Affects Version/s: 3.1.1
Fix Version/s: None
We sometimes experience an issue in which a single application, usually a Spark job, causes at least one node in a YARN cluster to become unhealthy by filling up the local dir(s) on that node past the threshold at which the node is considered unhealthy.
When this happens, the impact is potentially large depending on what else is running on that node, as all containers on that node are lost. Sometimes not much else is running on the node and it's fine, but other times we lose AM containers from other apps and/or non-AM containers with long-running tasks.
I thought that it would be helpful to add an option (default false) whereby if a node is going to become unhealthy due to full local disk(s), it instead identifies the application that's using the most local disk space on that node, and kills that application. (Roughly analogous to how the OOM killer in Linux picks one process to kill rather than letting the machine crash.)

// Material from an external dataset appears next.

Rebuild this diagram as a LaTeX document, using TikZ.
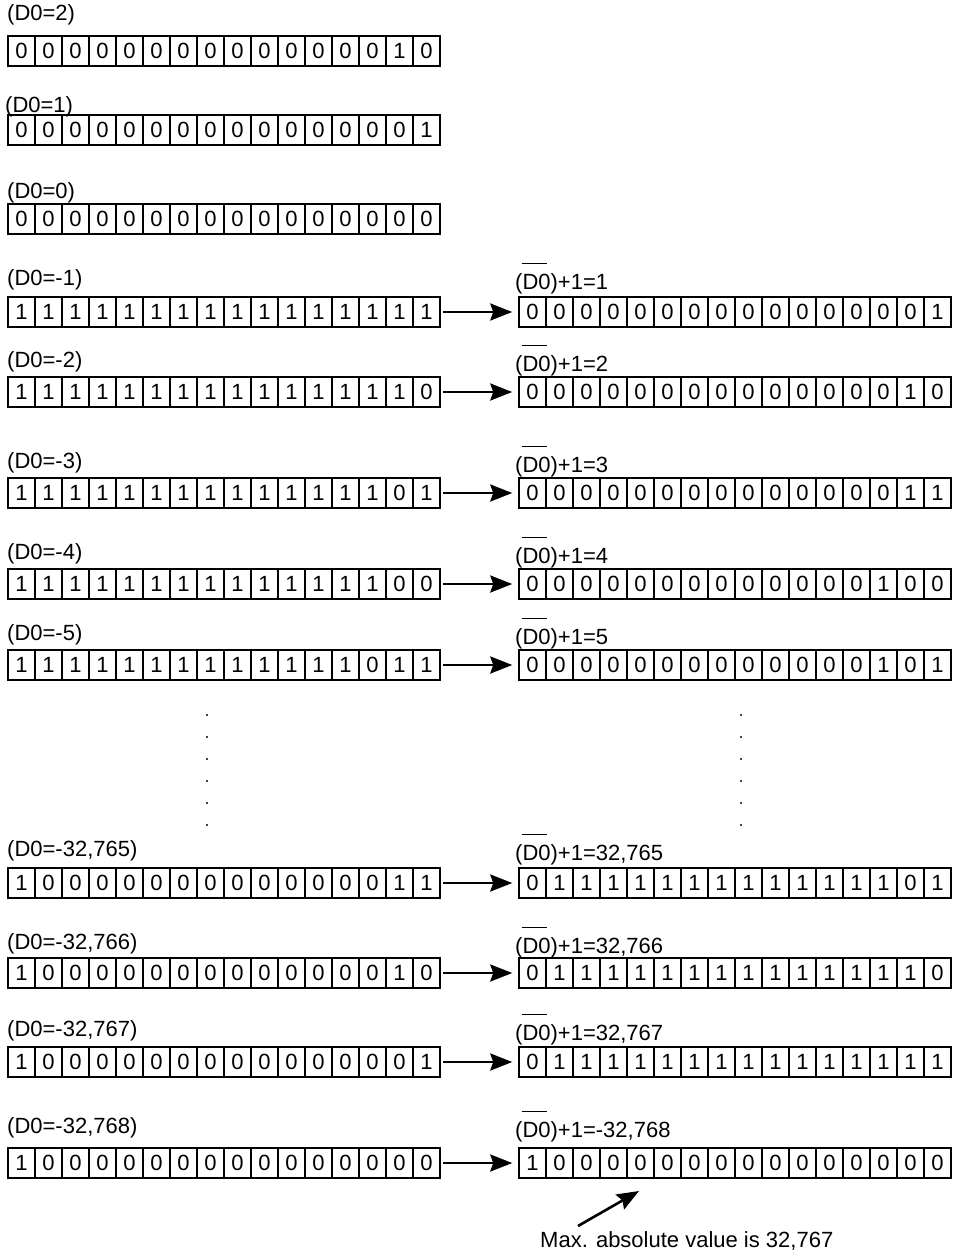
\documentclass[tikz,border=0pt]{standalone}
\usepackage{fontspec}
\setmainfont{Liberation Sans}
\usetikzlibrary{arrows.meta, positioning}

\tikzset{
  bit/.style={draw, line width=1.5pt, minimum width=27pt, minimum height=30pt, inner sep=0pt,
    font=\fontsize{22}{25}\selectfont},
  lbl/.style={anchor=base west, inner sep=0pt, font=\fontsize{22}{25}\selectfont},
  arr/.style={-{Stealth[length=22pt, width=17pt, inset=3pt]}, line width=2.6pt},
  conv/.style={arr, shorten <=2.5pt, shorten >=6pt},
}
% complemented D0 with the bar over it
\newcommand{\notdz}{(\rlap{\kern-1pt\raisebox{25pt}{\rule{25pt}{0.9pt}}}D0)}
% one 16-bit register: name, left edge, centre y, bits
\newcommand{\bitrow}[4]{%
  \foreach \b [count=\i] in {#4}
    \node[bit] (#1-\i) at ({#2+(\i-0.5)*27}, #3) {\b};
}

\begin{document}
\begin{tikzpicture}[x=1pt, y=-1pt]
  \useasboundingbox (0,0) rectangle (953,1252);

  % positive values and zero
  \node[lbl] (l1) at (7,21) {(D0=2)};
  \bitrow{a1}{8}{51}{0,0,0,0,0,0,0,0,0,0,0,0,0,0,1,0}
  \node[lbl] (l2) at (5,113) {(D0=1)};
  \bitrow{a2}{8}{130}{0,0,0,0,0,0,0,0,0,0,0,0,0,0,0,1}
  \node[lbl] (l3) at (7,198) {(D0=0)};
  \bitrow{a3}{8}{219}{0,0,0,0,0,0,0,0,0,0,0,0,0,0,0,0}

  % negative values and their complement + 1
  \node[lbl] (l4) at (7,285) {(D0=-1)};
  \bitrow{a4}{8}{312}{1,1,1,1,1,1,1,1,1,1,1,1,1,1,1,1}
  \node[lbl] (r4) at (515,289) {\notdz+1=1};
  \bitrow{b4}{519}{312}{0,0,0,0,0,0,0,0,0,0,0,0,0,0,0,1}

  \node[lbl] (l5) at (7,367) {(D0=-2)};
  \bitrow{a5}{8}{392}{1,1,1,1,1,1,1,1,1,1,1,1,1,1,1,0}
  \node[lbl] (r5) at (515,371) {\notdz+1=2};
  \bitrow{b5}{519}{392}{0,0,0,0,0,0,0,0,0,0,0,0,0,0,1,0}

  \node[lbl] (l6) at (7,468) {(D0=-3)};
  \bitrow{a6}{8}{493}{1,1,1,1,1,1,1,1,1,1,1,1,1,1,0,1}
  \node[lbl] (r6) at (515,472) {\notdz+1=3};
  \bitrow{b6}{519}{493}{0,0,0,0,0,0,0,0,0,0,0,0,0,0,1,1}

  \node[lbl] (l7) at (7,559) {(D0=-4)};
  \bitrow{a7}{8}{584}{1,1,1,1,1,1,1,1,1,1,1,1,1,1,0,0}
  \node[lbl] (r7) at (515,563) {\notdz+1=4};
  \bitrow{b7}{519}{584}{0,0,0,0,0,0,0,0,0,0,0,0,0,1,0,0}

  \node[lbl] (l8) at (7,640) {(D0=-5)};
  \bitrow{a8}{8}{665}{1,1,1,1,1,1,1,1,1,1,1,1,1,0,1,1}
  \node[lbl] (r8) at (515,644) {\notdz+1=5};
  \bitrow{b8}{519}{665}{0,0,0,0,0,0,0,0,0,0,0,0,0,1,0,1}

  % dots
  \foreach \k in {0,...,5} {
    \fill (207,{715+22*\k}) circle (1.1pt);
    \fill (741,{715+22*\k}) circle (1.1pt);
  }

  \node[lbl] (l9) at (7,856) {(D0=-32,765)};
  \bitrow{a9}{8}{883}{1,0,0,0,0,0,0,0,0,0,0,0,0,0,1,1}
  \node[lbl] (r9) at (515,860) {\notdz+1=32,765};
  \bitrow{b9}{519}{883}{0,1,1,1,1,1,1,1,1,1,1,1,1,1,0,1}

  \node[lbl] (l10) at (7,949) {(D0=-32,766)};
  \bitrow{a10}{8}{973}{1,0,0,0,0,0,0,0,0,0,0,0,0,0,1,0}
  \node[lbl] (r10) at (515,953) {\notdz+1=32,766};
  \bitrow{b10}{519}{973}{0,1,1,1,1,1,1,1,1,1,1,1,1,1,1,0}

  \node[lbl] (l11) at (7,1036) {(D0=-32,767)};
  \bitrow{a11}{8}{1062}{1,0,0,0,0,0,0,0,0,0,0,0,0,0,0,1}
  \node[lbl] (r11) at (515,1040) {\notdz+1=32,767};
  \bitrow{b11}{519}{1062}{0,1,1,1,1,1,1,1,1,1,1,1,1,1,1,1}

  \node[lbl] (l12) at (7,1133) {(D0=-32,768)};
  \bitrow{a12}{8}{1163}{1,0,0,0,0,0,0,0,0,0,0,0,0,0,0,0}
  \node[lbl] (r12) at (515,1137) {\notdz+1=-32,768};
  \bitrow{b12}{519}{1163}{1,0,0,0,0,0,0,0,0,0,0,0,0,0,0,0}

  \foreach \r in {4,...,12}
    \draw[conv] (a\r-16) -- (b\r-1);

  % note under the last register
  \node[lbl] (maxnote) at (540,1247) {Max. absolute value is 32,767};
  \coordinate (maxtail) at (578,1226);
  \coordinate (maxtip) at (639,1191);
  \draw[arr] (maxtail) -- (maxtip);
\end{tikzpicture}
\end{document}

The benefit is that only one application is impacted, and no other application loses any containers. This prevents one user's poorly written code that shuffles/spills huge amounts of data from negatively impacting other users.
The downside is that we're killing the entire application, not just the task(s) responsible for the local disk usage. I believe it's necessary to kill the whole application instead of identifying the container running the relevant task(s), because doing so would require more knowledge of the internal state of aux services responsible for shuffling than what YARN has according to my understanding.
If this seems reasonable, I can work on the implementation.